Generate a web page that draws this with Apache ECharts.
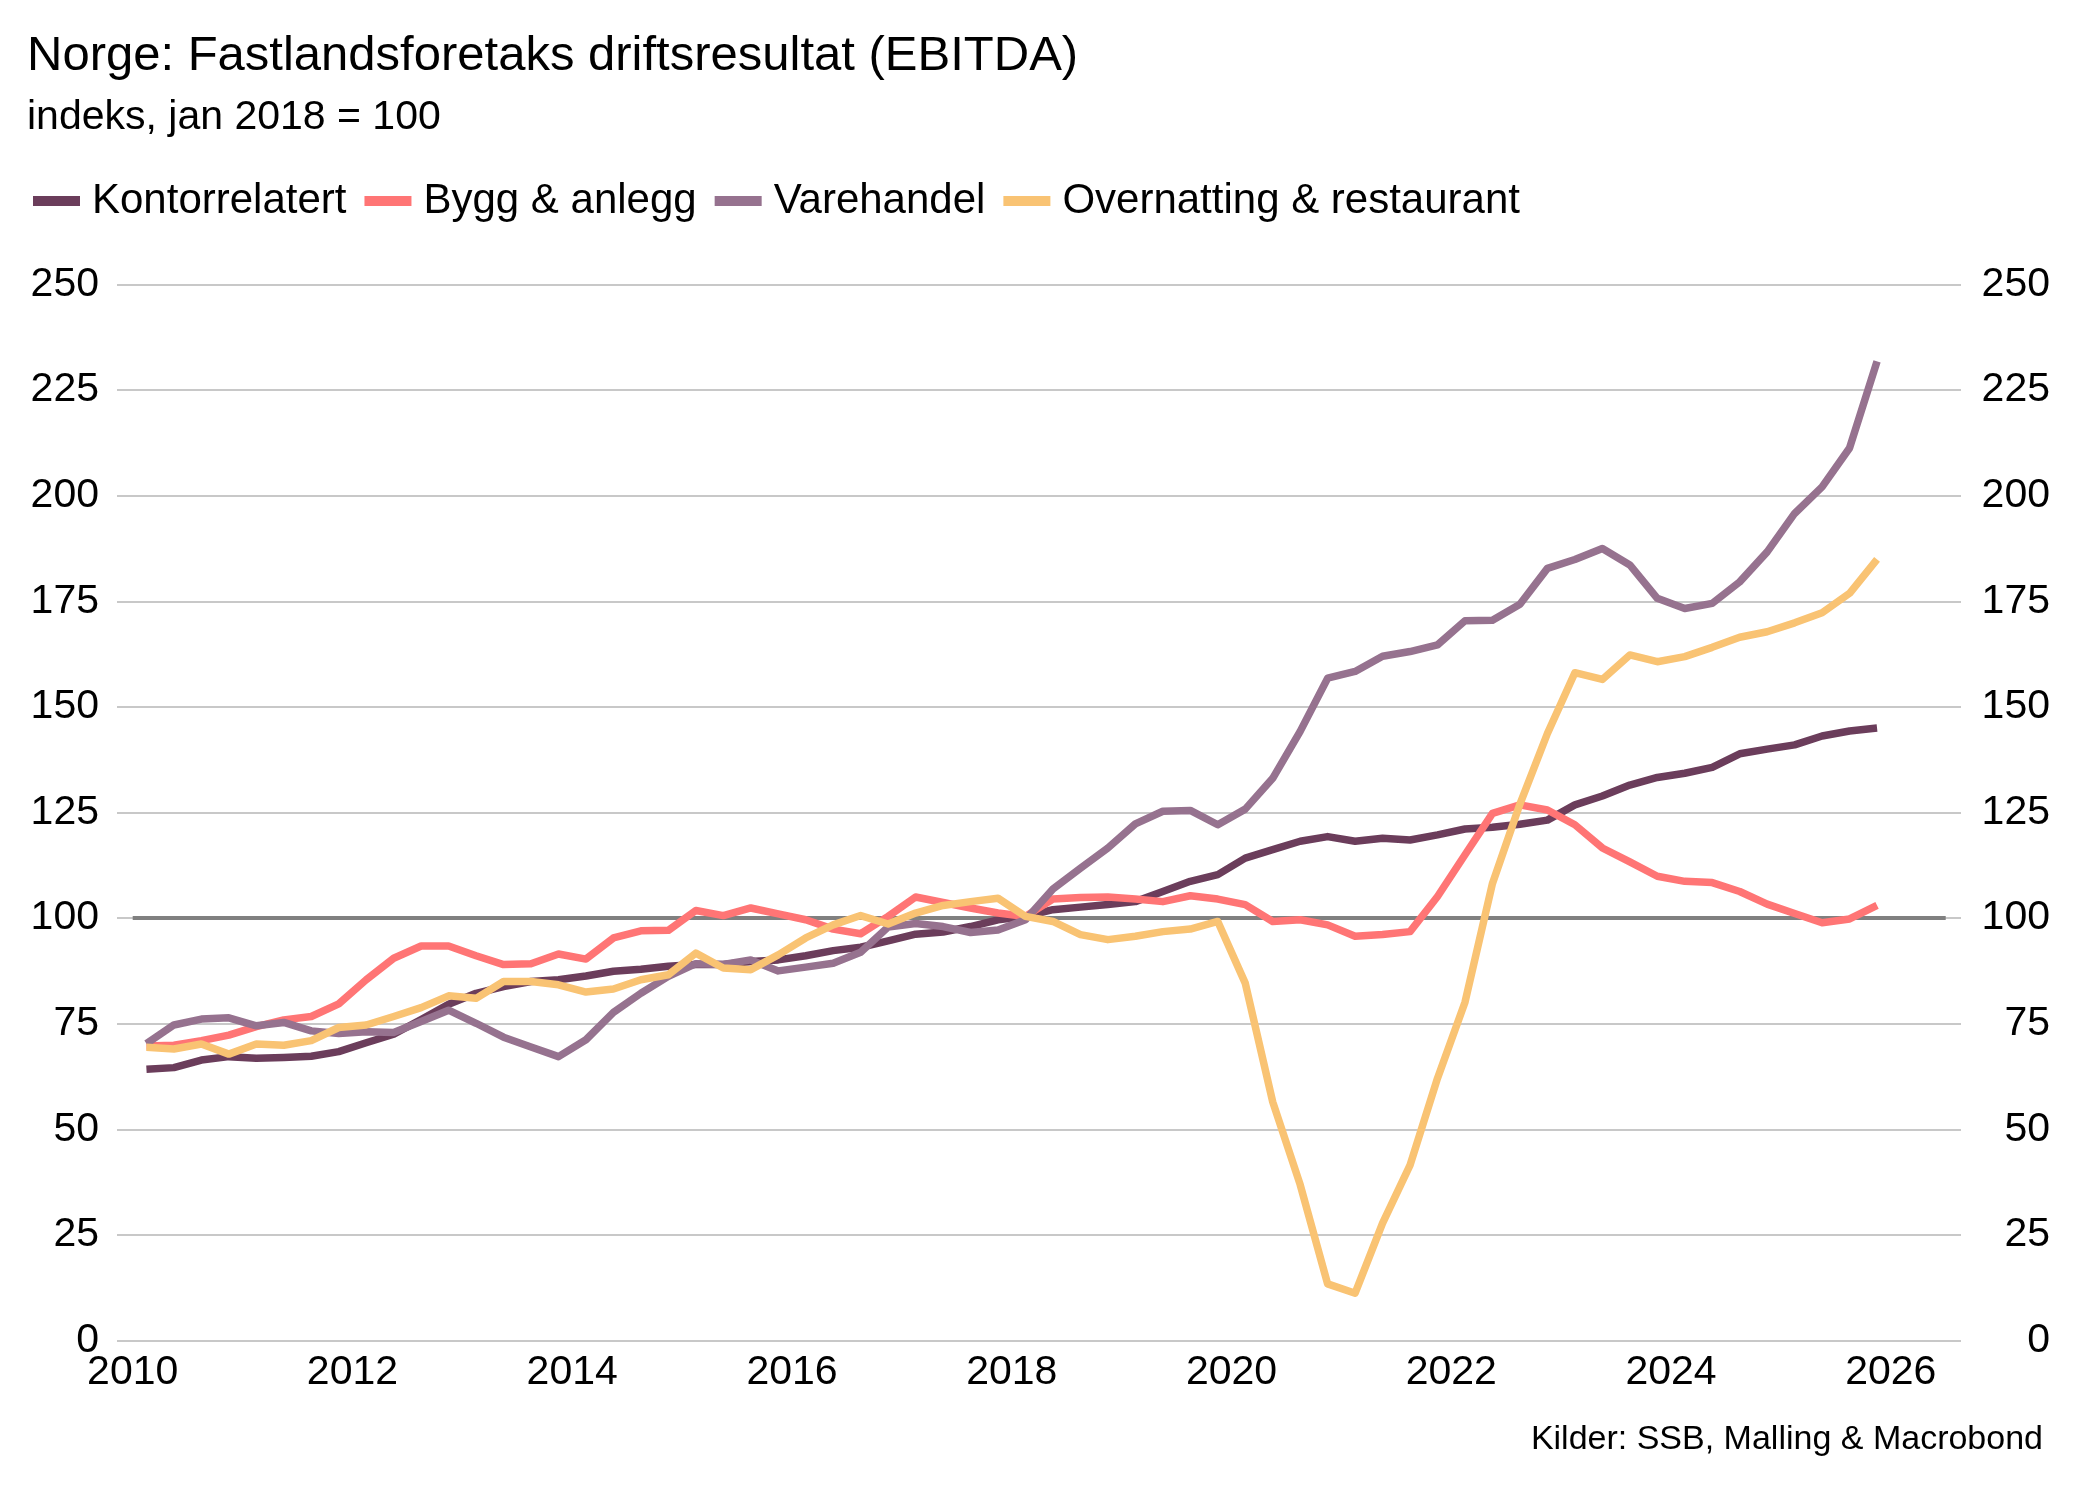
<!DOCTYPE html>
<html>
<head>
<meta charset="utf-8">
<script src="https://cdn.jsdelivr.net/npm/echarts@6/dist/echarts.min.js"></script>
<style>
html,body{margin:0;padding:0;background:#fff;}
#chart{width:2078px;height:1500px;}
</style>
</head>
<body>
<div id="chart"></div>
<script>
// Quarterly observations 2010K1 .. 2025K4
const quarters = [];
for (let y = 2010; y <= 2025; y++) for (let q = 1; q <= 4; q++) quarters.push(y + 'K' + q);

const seriesNames = ['Kontorrelatert', 'Bygg & anlegg', 'Varehandel', 'Overnatting & restaurant'];

const kontorrelatert = [64.2, 64.6, 66.4, 67.2, 66.8, 67.0, 67.3, 68.4, 70.5, 72.5,
  76.0, 79.6, 82.2, 83.8, 85.0, 85.4, 86.3, 87.4, 87.9, 88.6,
  89.0, 89.0, 89.7, 90.1, 91.1, 92.3, 93.1, 94.6, 96.2, 96.7,
  98.0, 99.6, 100.4, 102.0, 102.6, 103.2, 103.9, 106.3, 108.7, 110.3,
  114.2, 116.2, 118.2, 119.3, 118.2, 118.9, 118.5, 119.7, 121.1, 121.5,
  122.2, 123.2, 126.8, 128.9, 131.5, 133.3, 134.3, 135.7, 138.9, 140.0,
  141.0, 143.1, 144.3, 145.0];

const byggAnlegg = [69.7, 69.9, 71.0, 72.3, 74.3, 75.9, 76.7, 79.7, 85.4, 90.5,
  93.4, 93.4, 91.1, 89.0, 89.2, 91.5, 90.3, 95.3, 97.0, 97.1,
  101.8, 100.6, 102.4, 101.0, 99.6, 97.4, 96.3, 100.4, 105.0, 103.7,
  102.4, 101.2, 100.4, 104.5, 104.9, 105.0, 104.5, 103.9, 105.3, 104.5,
  103.2, 99.2, 99.6, 98.4, 95.7, 96.1, 96.8, 105.1, 115.0, 124.8,
  126.8, 125.6, 122.1, 116.6, 113.3, 109.9, 108.7, 108.4, 106.3, 103.3,
  101.1, 98.9, 99.8, 103.0];

const varehandel = [70.3, 74.7, 76.1, 76.4, 74.5, 75.3, 73.3, 72.7, 73.1, 72.9,
  75.5, 78.2, 75.1, 71.8, 69.5, 67.2, 71.2, 77.7, 82.2, 86.2,
  89.2, 89.0, 90.1, 87.5, 88.4, 89.3, 91.9, 97.9, 98.7, 98.0,
  96.6, 97.2, 99.6, 106.9, 111.8, 116.6, 122.3, 125.3, 125.5, 122.1,
  125.8, 133.1, 144.2, 156.8, 158.4, 162.0, 163.1, 164.7, 170.4, 170.5,
  174.3, 182.8, 184.9, 187.5, 183.6, 175.7, 173.3, 174.5, 179.6, 186.7,
  195.8, 202.1, 211.3, 231.8];

const overnatting = [69.4, 69.0, 70.2, 67.8, 70.2, 69.9, 71.0, 74.1, 74.7, 76.7,
  78.8, 81.6, 81.0, 85.0, 85.0, 84.2, 82.5, 83.2, 85.4, 86.6,
  91.7, 88.2, 87.8, 91.3, 95.3, 98.4, 100.6, 98.6, 101.2, 103.0,
  103.9, 104.7, 100.4, 99.2, 96.1, 94.9, 95.7, 96.8, 97.4, 99.2,
  84.6, 56.5, 36.9, 13.4, 11.2, 27.8, 41.5, 62.1, 80.1, 108.2,
  127.0, 143.7, 158.1, 156.5, 162.3, 160.7, 161.9, 164.1, 166.5, 167.8,
  169.9, 172.3, 176.9, 184.9];

const yearTicks = [2010, 2012, 2014, 2016, 2018, 2020, 2022, 2024, 2026];
const refLine = { value: 100, from: 2010, to: 2026.5 };

const colors = ['#6b3d5b', '#ff7575', '#96728f', '#f9c373'];
const FONT = '"Liberation Sans", Arial, sans-serif';

// quarter label -> mid-quarter decimal year
function qx(label) {
  const p = label.split('K');
  return Number(p[0]) + (Number(p[1]) - 0.5) / 4;
}
function pairs(vals) { return quarters.map((q, i) => [qx(q), vals[i]]); }

const chart = echarts.init(document.getElementById('chart'), null, { renderer: 'canvas' });

const lineSeries = [kontorrelatert, byggAnlegg, varehandel, overnatting].map((vals, k) => ({
  name: seriesNames[k],
  type: 'line',
  data: pairs(vals),
  showSymbol: false,
  symbol: 'none',
  z: 3 + k,
  lineStyle: { width: 7.5, color: colors[k], join: 'round', cap: 'butt' },
  itemStyle: { color: colors[k] },
  emphasis: { disabled: true },
  animation: false
}));

const option = {
  backgroundColor: '#ffffff',
  animation: false,
  textStyle: { fontFamily: FONT, color: '#000' },
  title: {
    text: 'Norge: Fastlandsforetaks driftsresultat (EBITDA)',
    subtext: 'indeks, jan 2018 = 100',
    left: 22,
    top: 27,
    itemGap: 16,
    textStyle: { fontFamily: FONT, fontSize: 49, fontWeight: 'normal', color: '#000' },
    subtextStyle: { fontFamily: FONT, fontSize: 41, color: '#000' }
  },
  legend: {
    data: seriesNames,
    left: 28,
    top: 175,
    icon: 'rect',
    itemWidth: 47,
    itemHeight: 10,
    itemGap: 18,
    selectedMode: false,
    textStyle: { fontFamily: FONT, fontSize: 42, color: '#000', padding: [0, 0, 0, 7] }
  },
  grid: { left: 117, right: 117, top: 284.5, bottom: 159.5, containLabel: false },
  xAxis: {
    type: 'value',
    min: 2010 - 15.7 / 109.88,
    max: 2010 + (1961 - 132.7) / 109.88,
    axisLine: { show: false },
    axisTick: { show: false },
    splitLine: { show: false },
    axisLabel: {
      customValues: yearTicks,
      formatter: v => String(Math.round(v)),
      fontFamily: FONT, fontSize: 41, color: '#000', margin: 12
    }
  },
  yAxis: [
    {
      type: 'value', min: 0, max: 250, interval: 25, position: 'left',
      axisLine: { show: false }, axisTick: { show: false },
      splitLine: { show: true, lineStyle: { color: '#c8c8c8', width: 2 } },
      axisLabel: { fontFamily: FONT, fontSize: 41, color: '#000', margin: 18 }
    },
    {
      type: 'value', min: 0, max: 250, interval: 25, position: 'right',
      axisLine: { show: false }, axisTick: { show: false },
      splitLine: { show: false },
      axisLabel: { fontFamily: FONT, fontSize: 41, color: '#000', margin: 89, align: 'right' }
    }
  ],
  graphic: [{
    type: 'text',
    right: 35,
    top: 1423,
    style: { text: 'Kilder: SSB, Malling & Macrobond', font: '34px ' + FONT, fill: '#000' }
  }],
  series: [{
    name: 'ref100',
    type: 'line',
    data: [[refLine.from, refLine.value], [refLine.to, refLine.value]],
    showSymbol: false, symbol: 'none', z: 2,
    lineStyle: { width: 4, color: '#808080' },
    emphasis: { disabled: true },
    silent: true
  }].concat(lineSeries)
};

chart.setOption(option);
</script>
</body>
</html>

========================================

* _Directions for this task_: Print, exactly as written, the lines above from the first one to the one containing "for (let y = 2010;". Leave out pictures.

* _Exercise result_:
Generate a web page that draws this with Apache ECharts.
<!DOCTYPE html>
<html>
<head>
<meta charset="utf-8">
<script src="https://cdn.jsdelivr.net/npm/echarts@6/dist/echarts.min.js"></script>
<style>
html,body{margin:0;padding:0;background:#fff;}
#chart{width:2078px;height:1500px;}
</style>
</head>
<body>
<div id="chart"></div>
<script>
// Quarterly observations 2010K1 .. 2025K4
const quarters = [];
for (let y = 2010; y <= 2025; y++) for (let q = 1; q <= 4; q++) quarters.push(y + 'K' + q);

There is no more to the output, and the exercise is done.